水彩画についての、私の思いを描いてきたが、そんなに本格的にと言うなら、油絵を描けばいいじゃないかとおっしゃる方がいるだろう。確かにその通りである。
しかし、とっつきやすさ、扱いやすさという点では、水彩画は優れている。
手軽に外でのスケッチには、油絵よりも扱いやすい。油絵具は慣れないと衣服を汚す。洗っても落ちない。その点は水彩画は素人にはばっちりである。
私は、水彩でも油でもアクリルでも、材料が違うだけでみんな同じように描けるということが言いたいのである。
それを、水彩画はこういうふうにあっさり描くんだよと教えている人に、それが当然だという教え方をしてほしくないと言いたい。
また、そのあっさりの水彩画は、ほとんどが画面の端が抜けている。中央だけ描いて、周りは消えて行くような描き方を教える。だから挿し絵程度の絵になる。
本格的な絵画は画面の外まで描くくらいの描き方が必要だと私は考える。
最後にもう一つ、透明水彩の良さは、紙の白さを生かすことだと思う。それは、私も認める。いろいろごたごた塗ってしまうと、その絵具の発色の良さが出てこない。曇ってしまうのである。或る程度の密度を持った絵具で、白い紙の上に一発で着けた発色は、その後、重ね塗りをしたのでは、もう二度と出てこない。
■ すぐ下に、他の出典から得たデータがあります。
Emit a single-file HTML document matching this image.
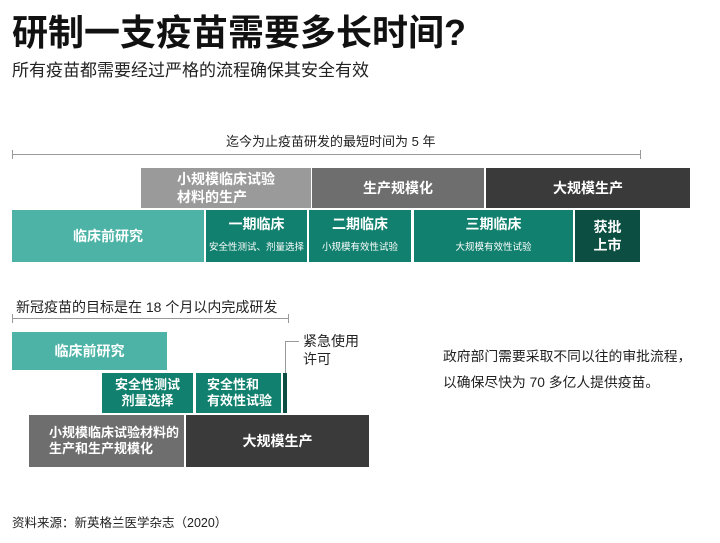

それを私は分かっている。
ただ、紙の白さを生かすということは、そういう意味であって、白い紙を塗り残すことではない。
どうも、あっさりの水彩画教室を見ていると、全体が白けている絵が多い。それは、全てに紙の白さが残っているからである。空にも、地面にも、木々の間にも同じ白さを感じてしまう。私が教えるなら、「それは、白けていると言うんですよ」と皮肉をこめて言ってやる。
薄塗りでも、油絵に負けない描き方ならいいが、どうも軽くて吹けば飛ぶような水彩画ばかりが、世の中の常識のようになっていて、私は不満である。もっと、本格的な水彩画があることを世の中の人たちに知らせたいと思う。